Uygurların insan hakları on yıllardır ihlal edilmekle beraber son yıllarda bu ihlaller iyice yoğunlaşmış durumda. Çin, Uygurlara uygulanan baskının yoğunlaşmasını meşru göstermek için ‘‘terörle mücadele’’ söylemini kullanıyor. İşgalci Çin, Uygurlara ilişkin hoşnutsuzluklarını uluslararası terörizm çerçevesinde ifade ediyor ve devlet tarafından tasdik edilmemiş Uygur kültürel kimliğinin ifade edilmesini sık sık ‘‘ayrılıkçı’’ davranış olarak yorumluyorlar.

2014 Mayıs ayında, Uygur Özerk Bölgesi’nde bir yıllık ‘‘ağır vur’’ kampanyası yürütüldü ve Çin tarafından hızlı tutuklamalar, süratle görülen davalar ve toplu cezalandırmalara öncelik verdiler. Hükümet, davaları yürüten yetkililerden ve mahkemelerden hükümetle daha fazla ‘‘işbirliği’’ yapmalarını istedi ve böylece suçlanan kişilerin adil yargılanmadıklarına ilişkin endişeleri artırdı. ‘‘Ağır vur’’ kampanyası sonraki yıllarda uzatıldı ve yetkililer polis ile kamu güvenliği temin eden güçlere ayırdıkları harcamaları inanılmaz ölçüde artırdılar. Bu koşullar altında sayısız Uygur ülkeden kaçma kararı alıyor. Çin yetkilileri ise bu duruma, gidenleri dönmeye zorlamak için giden kişilerin yakınlarını taciz ederek ve diğer ülkelerdeki Uygur aktivistlerin siyasi ve insan hakları çalışmalarını sınırlama girişimlerini artırmak yönünde cevap veriyor. Bu durum, sığınmacı ve mülteciler de dahil olmak üzere yurtdışındaki Uygurların Çin’e zorla geri gönderilmeye dair endişelerini artırıyor. Son yıllarda çok sayıda Uygur sığınmacı Güneydoğu veya Orta Asya’dan Çin’e zorla geri gönderildi.

2009 Aralık ayında Kamboçyalı yetkililer, 20 Uygurlu sığınmacıyı zorla geri gönderdi. Kapalı duruşmalar sonucu bu 20 kişiden 5’inin müebbet hapis cezasına, 8’inin ise 16 ile 20 yıl arasında hapis cezalarına mahkum edildiği rapor edildi.

2012 Aralık ayında Malezya sığınmacılık talepleri Birleşmiş Milletler Yüksek Mülteci Komisyonu da 6 Uygur’u zorla geri gönderdi. Gönderilen kişiler hakkındaki bilgileri teyit etmek çok zor. Temmuz 2015’te Tayland Çin’den gelen diplomatik baskı sonucu 109 Uygur’u Çin’e teslim etti.

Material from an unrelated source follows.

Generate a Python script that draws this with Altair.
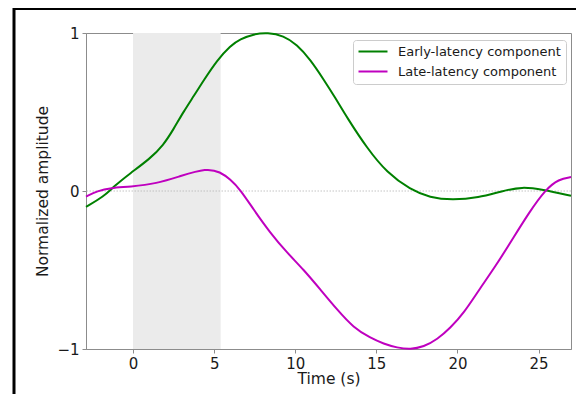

Mısır, Birleşmiş Milletler Mültecilerin Statüsüne İlişkin Sözleşme’nin tarafı konumunda ve kişileri ırkı, dini, milliyeti, belli bir toplumsal gruba veya siyasi görüşe mensubiyeti nedeniyle hayatı veya özgürlüğü tehdit altında olan topraklara sınırdışı etmemek ve geri göndermemekle yükümlü.

Ancak Darbeci Sisi yönetimi, yapılan anlaşmalar gereği Doğu Türkistanlı Müslümanları hayatlarından endişe edildiği halde, onları İşgalci Çin’e teslim ediyor.